Effect of number of seed bulked and population size on genetic variability when using the multiple-seed procedure of SSD
2001
Macchiavelli, R. | Beaver, J.S.
Single-seed descent is used by grain legume breeders to maintain genetic variability in populations of advanced generation lines. To reduce labor costs, breeders often use a multiple-seed procedure in which a single pod rather than a single seed is harvested from each plant and bulked. This paper studied the distribution of the proportion of original F2 plants represented after advancing populations ranging from 100 to 600 plants from the F2 to the F6 generation when the multiple-seed procedure of SSD is used. Since the analytical solution to this problem is intractable, involving a 4-fold convolution of a hypergeometric distribution, a simulation was run in SAS to estimate this probability distribution.

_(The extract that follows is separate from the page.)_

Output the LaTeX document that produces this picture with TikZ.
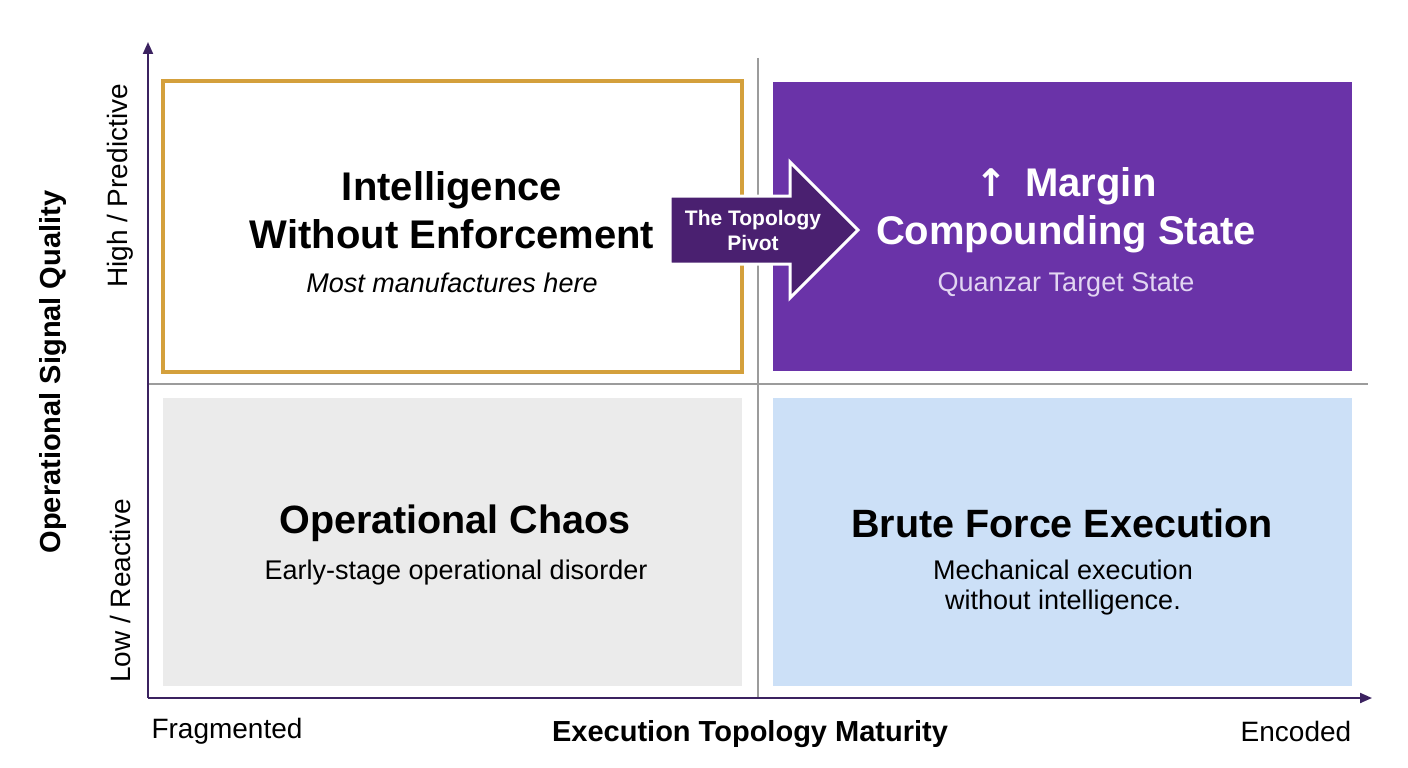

An increase in the size of the population advanced from the F2 to the F6 generation did not influence significantly the mean proportion of F2 plants represented in the F6 generation but decreased its variability. An increase in the number of seed per pod from two to six reduced the mean proportion of F2 plants represented in the F6 generation from 0.45 to 0.35, but did not decrease significantly the standard deviations of the distributions. Using the multiple-seed procedure, grain legume breeders could expect, on the average, that at least every third F6 line would be derived from a different F2 plant. This should generate considerable genetic variability for the selection for quantitatively inherited traits such as seed yield.